本来、竣工引き渡しまで担当者が変わる事は好ましくありません。例えば、大規模修繕工事当初からの設計者(一級建築士等)が工事監理者として工事終了まで工事に携わってもらう事が一番良いのですが、工事開始前に担当者が変更(例えば一級建築士⇒一級建築施工管理技士)となることもあります。

これは、設計事務所や工事会社はいくつもの現場を抱えている、あるいは見積もり参加をしているので担当者の変更は致し方ない事なのかもしれません。(人が流動的にならざるを得ない事は理解できますが・・・。)

しかし、この変更によって例えば設計者の意図が工事監理者(一級建築施工管理技士等)に伝わらない事があります。これにより、修繕工事の工期や予算に大幅な修正が必要になる場合があるので担当者の変更には注意が必要です。

余談になりますが、大規模修繕工事の工事監理者にはゼネコンでの経験者(定年リタイア組)が就くことも考えられます。手抜き監理には十分注意が必要です。これは、ゼネコンでの工事監理者は「発注者」、設計事務所での工事監理者は「受注者」という立場の違いを理解していない場合があるからです。

事前に担当者の変更等が無いように念押し確認が必要です。また、契約条件として定めておくのも一つの手段だと考えられます。

 

まとめ

・工事説明会とは、工事施工会社が実施する居住者向けの、安全そして安心して工事期間を過ごしてもらうための説明会です。

・区分所有者だけではなく賃借人等の関係者の参加も可能です。

・説明会では、設計事務所の担当者(※工事監理者)、施工会社の担当者(現場代理人)が工事の流れや注意点を説明します。

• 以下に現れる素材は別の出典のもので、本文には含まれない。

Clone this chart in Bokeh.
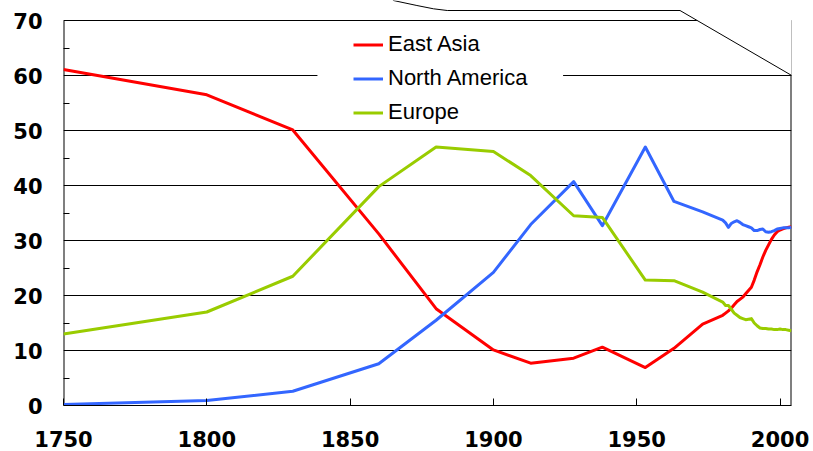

※工事監理者は、施工会社が適正に工事を行っているかをチェックする立場にあります。通常、一級建築士や施工管理技士等の資格者が行います。週1回から2回は現場にて確認作業を行います。彼らは管理組合の強い味方なので、工事に関するあらゆる事、現場代理人など工事担当者に直接言いにくい事などは工事監理者に確認しましょう。

・担当者の変更には注意が必要です。例えば、設計者の意図が工事監理者(一級建築施工管理技士等)に伝わらない事もあるので、修繕工事の工期や予算に大幅な修正が必要になる場合があるので注意が必要です。